**Problem details**: Return only the lines from the start of the records through the line that contains "(bought) at (283,438)", inclusive; leave out all pictures.

**Provided data**:
###

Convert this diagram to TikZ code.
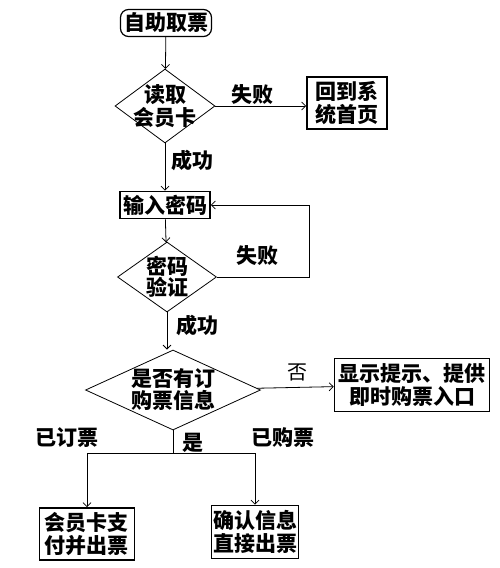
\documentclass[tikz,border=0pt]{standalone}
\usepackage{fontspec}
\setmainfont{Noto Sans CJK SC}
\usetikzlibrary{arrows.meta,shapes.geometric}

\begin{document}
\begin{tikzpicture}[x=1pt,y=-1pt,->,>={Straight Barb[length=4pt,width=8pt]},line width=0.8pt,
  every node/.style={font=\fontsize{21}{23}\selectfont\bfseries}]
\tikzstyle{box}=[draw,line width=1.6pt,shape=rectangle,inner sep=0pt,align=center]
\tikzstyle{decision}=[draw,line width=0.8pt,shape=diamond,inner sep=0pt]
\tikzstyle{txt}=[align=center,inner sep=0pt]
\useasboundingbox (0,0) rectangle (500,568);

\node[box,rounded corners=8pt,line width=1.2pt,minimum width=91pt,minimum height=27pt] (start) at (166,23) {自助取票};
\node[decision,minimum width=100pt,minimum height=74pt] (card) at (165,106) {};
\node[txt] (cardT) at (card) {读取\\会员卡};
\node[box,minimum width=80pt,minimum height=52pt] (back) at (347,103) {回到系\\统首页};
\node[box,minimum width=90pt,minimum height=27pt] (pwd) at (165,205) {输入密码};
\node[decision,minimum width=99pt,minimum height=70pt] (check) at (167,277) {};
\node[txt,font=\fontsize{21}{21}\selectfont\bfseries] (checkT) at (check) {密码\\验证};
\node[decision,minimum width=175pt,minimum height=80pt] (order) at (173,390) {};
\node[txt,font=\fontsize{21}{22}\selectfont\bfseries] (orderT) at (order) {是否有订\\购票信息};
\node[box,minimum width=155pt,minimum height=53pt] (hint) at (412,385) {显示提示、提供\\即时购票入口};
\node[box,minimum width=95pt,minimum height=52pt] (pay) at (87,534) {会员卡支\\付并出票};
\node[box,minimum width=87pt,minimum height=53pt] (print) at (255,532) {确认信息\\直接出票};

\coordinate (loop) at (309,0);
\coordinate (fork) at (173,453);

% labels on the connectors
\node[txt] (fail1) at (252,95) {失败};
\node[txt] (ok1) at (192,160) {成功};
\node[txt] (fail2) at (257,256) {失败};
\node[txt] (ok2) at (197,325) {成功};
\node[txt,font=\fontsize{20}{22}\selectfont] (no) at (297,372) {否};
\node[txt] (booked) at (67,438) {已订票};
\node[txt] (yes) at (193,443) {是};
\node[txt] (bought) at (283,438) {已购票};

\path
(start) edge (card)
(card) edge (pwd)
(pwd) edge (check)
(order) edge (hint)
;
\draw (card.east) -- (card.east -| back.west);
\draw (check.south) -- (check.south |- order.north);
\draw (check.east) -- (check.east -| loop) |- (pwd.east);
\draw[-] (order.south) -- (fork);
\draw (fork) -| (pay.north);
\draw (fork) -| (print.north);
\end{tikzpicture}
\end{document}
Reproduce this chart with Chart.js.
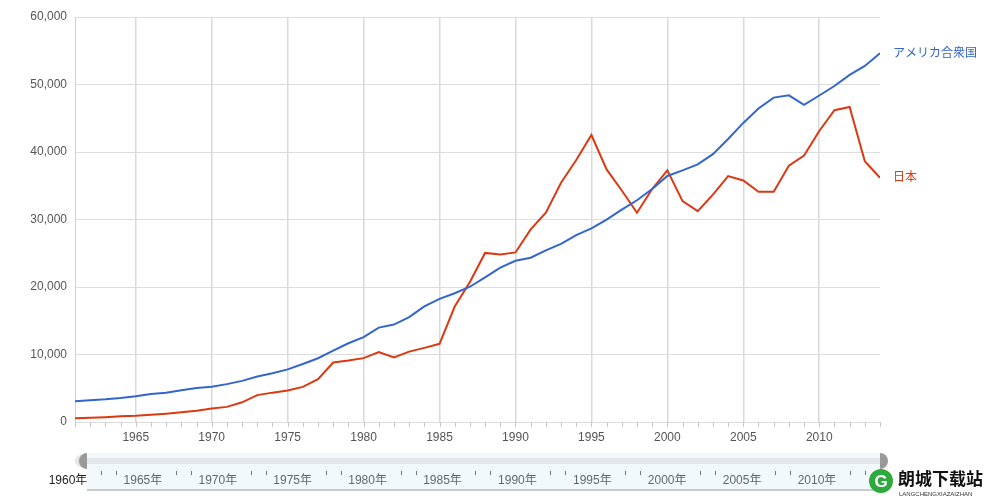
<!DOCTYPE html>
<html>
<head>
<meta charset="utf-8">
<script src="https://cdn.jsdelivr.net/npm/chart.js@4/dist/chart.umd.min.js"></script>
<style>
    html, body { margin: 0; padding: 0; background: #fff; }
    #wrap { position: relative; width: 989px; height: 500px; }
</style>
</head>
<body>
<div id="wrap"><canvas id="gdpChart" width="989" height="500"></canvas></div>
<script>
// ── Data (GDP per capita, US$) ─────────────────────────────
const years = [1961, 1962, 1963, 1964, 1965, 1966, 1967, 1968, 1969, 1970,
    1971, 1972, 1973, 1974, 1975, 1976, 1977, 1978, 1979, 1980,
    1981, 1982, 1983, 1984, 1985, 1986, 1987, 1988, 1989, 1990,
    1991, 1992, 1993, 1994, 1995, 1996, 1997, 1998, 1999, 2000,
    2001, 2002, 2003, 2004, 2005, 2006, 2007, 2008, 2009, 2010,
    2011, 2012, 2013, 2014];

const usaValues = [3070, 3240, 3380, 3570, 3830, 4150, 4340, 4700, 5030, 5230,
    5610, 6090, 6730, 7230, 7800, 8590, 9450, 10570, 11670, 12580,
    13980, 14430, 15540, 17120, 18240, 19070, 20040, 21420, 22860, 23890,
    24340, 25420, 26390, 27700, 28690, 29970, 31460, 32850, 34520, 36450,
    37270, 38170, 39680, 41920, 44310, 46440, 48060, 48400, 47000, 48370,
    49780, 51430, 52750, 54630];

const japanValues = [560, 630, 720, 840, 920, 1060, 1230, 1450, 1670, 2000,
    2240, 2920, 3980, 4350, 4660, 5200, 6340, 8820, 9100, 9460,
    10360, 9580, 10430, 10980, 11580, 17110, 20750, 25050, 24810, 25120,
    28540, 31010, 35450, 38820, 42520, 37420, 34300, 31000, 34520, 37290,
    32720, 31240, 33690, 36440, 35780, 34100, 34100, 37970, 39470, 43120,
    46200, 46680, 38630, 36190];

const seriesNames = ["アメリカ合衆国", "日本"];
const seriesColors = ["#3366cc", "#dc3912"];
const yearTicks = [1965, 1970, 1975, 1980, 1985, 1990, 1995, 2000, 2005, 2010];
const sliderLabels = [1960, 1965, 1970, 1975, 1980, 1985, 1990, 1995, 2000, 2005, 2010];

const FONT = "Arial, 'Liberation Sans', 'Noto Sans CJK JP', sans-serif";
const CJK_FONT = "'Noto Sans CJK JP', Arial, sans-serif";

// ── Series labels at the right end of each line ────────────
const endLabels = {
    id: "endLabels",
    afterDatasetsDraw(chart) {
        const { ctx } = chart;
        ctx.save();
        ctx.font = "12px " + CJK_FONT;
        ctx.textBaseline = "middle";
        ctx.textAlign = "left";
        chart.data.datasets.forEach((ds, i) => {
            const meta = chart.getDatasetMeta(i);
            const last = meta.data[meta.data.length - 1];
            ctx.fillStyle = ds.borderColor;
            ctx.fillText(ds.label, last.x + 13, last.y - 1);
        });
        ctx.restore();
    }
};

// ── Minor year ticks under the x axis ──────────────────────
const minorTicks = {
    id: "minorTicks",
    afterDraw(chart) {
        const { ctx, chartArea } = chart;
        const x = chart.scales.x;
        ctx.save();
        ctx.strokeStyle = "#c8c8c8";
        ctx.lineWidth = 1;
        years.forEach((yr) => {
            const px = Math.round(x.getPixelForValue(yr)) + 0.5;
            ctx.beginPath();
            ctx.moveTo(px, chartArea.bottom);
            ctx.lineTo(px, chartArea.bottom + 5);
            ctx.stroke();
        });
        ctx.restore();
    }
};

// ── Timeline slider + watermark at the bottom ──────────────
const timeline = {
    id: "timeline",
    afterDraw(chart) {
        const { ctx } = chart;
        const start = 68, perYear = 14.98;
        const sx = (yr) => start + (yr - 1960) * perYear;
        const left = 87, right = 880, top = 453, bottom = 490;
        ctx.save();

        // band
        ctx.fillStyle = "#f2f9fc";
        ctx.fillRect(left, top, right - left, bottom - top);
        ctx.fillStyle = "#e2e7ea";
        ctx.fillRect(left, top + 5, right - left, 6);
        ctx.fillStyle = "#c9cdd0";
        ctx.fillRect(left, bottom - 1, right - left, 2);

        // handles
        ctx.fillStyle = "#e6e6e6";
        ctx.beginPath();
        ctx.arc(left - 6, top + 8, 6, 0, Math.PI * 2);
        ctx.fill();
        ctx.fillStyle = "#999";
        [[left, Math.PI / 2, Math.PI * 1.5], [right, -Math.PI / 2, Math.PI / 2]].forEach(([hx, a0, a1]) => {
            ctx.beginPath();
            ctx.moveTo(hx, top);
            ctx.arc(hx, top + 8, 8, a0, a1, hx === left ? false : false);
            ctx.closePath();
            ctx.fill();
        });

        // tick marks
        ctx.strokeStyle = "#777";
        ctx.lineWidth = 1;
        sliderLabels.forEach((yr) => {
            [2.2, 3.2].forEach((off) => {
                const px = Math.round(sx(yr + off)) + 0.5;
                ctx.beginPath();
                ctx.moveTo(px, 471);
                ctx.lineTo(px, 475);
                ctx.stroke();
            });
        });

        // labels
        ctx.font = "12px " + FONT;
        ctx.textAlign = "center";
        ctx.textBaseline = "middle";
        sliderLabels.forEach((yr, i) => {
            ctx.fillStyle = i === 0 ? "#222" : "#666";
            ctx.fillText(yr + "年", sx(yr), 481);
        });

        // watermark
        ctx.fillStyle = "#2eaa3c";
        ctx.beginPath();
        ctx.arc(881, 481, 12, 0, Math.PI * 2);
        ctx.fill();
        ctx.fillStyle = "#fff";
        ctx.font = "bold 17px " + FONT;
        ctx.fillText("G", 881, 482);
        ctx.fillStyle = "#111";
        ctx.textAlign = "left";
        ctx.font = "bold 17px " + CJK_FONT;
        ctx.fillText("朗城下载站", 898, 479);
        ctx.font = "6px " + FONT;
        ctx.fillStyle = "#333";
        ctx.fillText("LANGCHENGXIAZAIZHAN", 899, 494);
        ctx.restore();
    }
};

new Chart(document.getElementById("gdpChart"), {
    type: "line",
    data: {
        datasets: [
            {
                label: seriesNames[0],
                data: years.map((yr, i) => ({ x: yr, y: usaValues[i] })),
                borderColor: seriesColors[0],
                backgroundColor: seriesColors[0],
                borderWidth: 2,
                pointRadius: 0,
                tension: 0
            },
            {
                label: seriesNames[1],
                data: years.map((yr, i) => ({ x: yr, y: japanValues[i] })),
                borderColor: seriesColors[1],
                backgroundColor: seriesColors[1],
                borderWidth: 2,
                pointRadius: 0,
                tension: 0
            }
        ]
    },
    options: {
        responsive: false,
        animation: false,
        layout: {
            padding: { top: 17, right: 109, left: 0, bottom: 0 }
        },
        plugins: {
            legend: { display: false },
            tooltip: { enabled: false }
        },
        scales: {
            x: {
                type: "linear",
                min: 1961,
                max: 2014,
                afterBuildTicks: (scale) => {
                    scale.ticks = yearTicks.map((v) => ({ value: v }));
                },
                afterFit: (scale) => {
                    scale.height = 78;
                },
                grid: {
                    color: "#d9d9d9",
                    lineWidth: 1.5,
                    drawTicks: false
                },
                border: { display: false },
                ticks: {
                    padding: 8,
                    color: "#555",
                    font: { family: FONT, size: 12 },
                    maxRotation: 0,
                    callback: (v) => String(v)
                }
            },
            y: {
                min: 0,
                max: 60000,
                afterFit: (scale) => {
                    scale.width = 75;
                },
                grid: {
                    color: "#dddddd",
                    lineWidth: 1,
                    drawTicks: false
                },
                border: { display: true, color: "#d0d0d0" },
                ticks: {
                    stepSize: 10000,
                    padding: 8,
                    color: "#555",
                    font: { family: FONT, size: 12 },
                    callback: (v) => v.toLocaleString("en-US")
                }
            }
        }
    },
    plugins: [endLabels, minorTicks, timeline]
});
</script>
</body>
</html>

###

**Answer for the task**:
Convert this diagram to TikZ code.
\documentclass[tikz,border=0pt]{standalone}
\usepackage{fontspec}
\setmainfont{Noto Sans CJK SC}
\usetikzlibrary{arrows.meta,shapes.geometric}

\begin{document}
\begin{tikzpicture}[x=1pt,y=-1pt,->,>={Straight Barb[length=4pt,width=8pt]},line width=0.8pt,
  every node/.style={font=\fontsize{21}{23}\selectfont\bfseries}]
\tikzstyle{box}=[draw,line width=1.6pt,shape=rectangle,inner sep=0pt,align=center]
\tikzstyle{decision}=[draw,line width=0.8pt,shape=diamond,inner sep=0pt]
\tikzstyle{txt}=[align=center,inner sep=0pt]
\useasboundingbox (0,0) rectangle (500,568);

\node[box,rounded corners=8pt,line width=1.2pt,minimum width=91pt,minimum height=27pt] (start) at (166,23) {自助取票};
\node[decision,minimum width=100pt,minimum height=74pt] (card) at (165,106) {};
\node[txt] (cardT) at (card) {读取\\会员卡};
\node[box,minimum width=80pt,minimum height=52pt] (back) at (347,103) {回到系\\统首页};
\node[box,minimum width=90pt,minimum height=27pt] (pwd) at (165,205) {输入密码};
\node[decision,minimum width=99pt,minimum height=70pt] (check) at (167,277) {};
\node[txt,font=\fontsize{21}{21}\selectfont\bfseries] (checkT) at (check) {密码\\验证};
\node[decision,minimum width=175pt,minimum height=80pt] (order) at (173,390) {};
\node[txt,font=\fontsize{21}{22}\selectfont\bfseries] (orderT) at (order) {是否有订\\购票信息};
\node[box,minimum width=155pt,minimum height=53pt] (hint) at (412,385) {显示提示、提供\\即时购票入口};
\node[box,minimum width=95pt,minimum height=52pt] (pay) at (87,534) {会员卡支\\付并出票};
\node[box,minimum width=87pt,minimum height=53pt] (print) at (255,532) {确认信息\\直接出票};

\coordinate (loop) at (309,0);
\coordinate (fork) at (173,453);

% labels on the connectors
\node[txt] (fail1) at (252,95) {失败};
\node[txt] (ok1) at (192,160) {成功};
\node[txt] (fail2) at (257,256) {失败};
\node[txt] (ok2) at (197,325) {成功};
\node[txt,font=\fontsize{20}{22}\selectfont] (no) at (297,372) {否};
\node[txt] (booked) at (67,438) {已订票};
\node[txt] (yes) at (193,443) {是};
\node[txt] (bought) at (283,438) {已购票};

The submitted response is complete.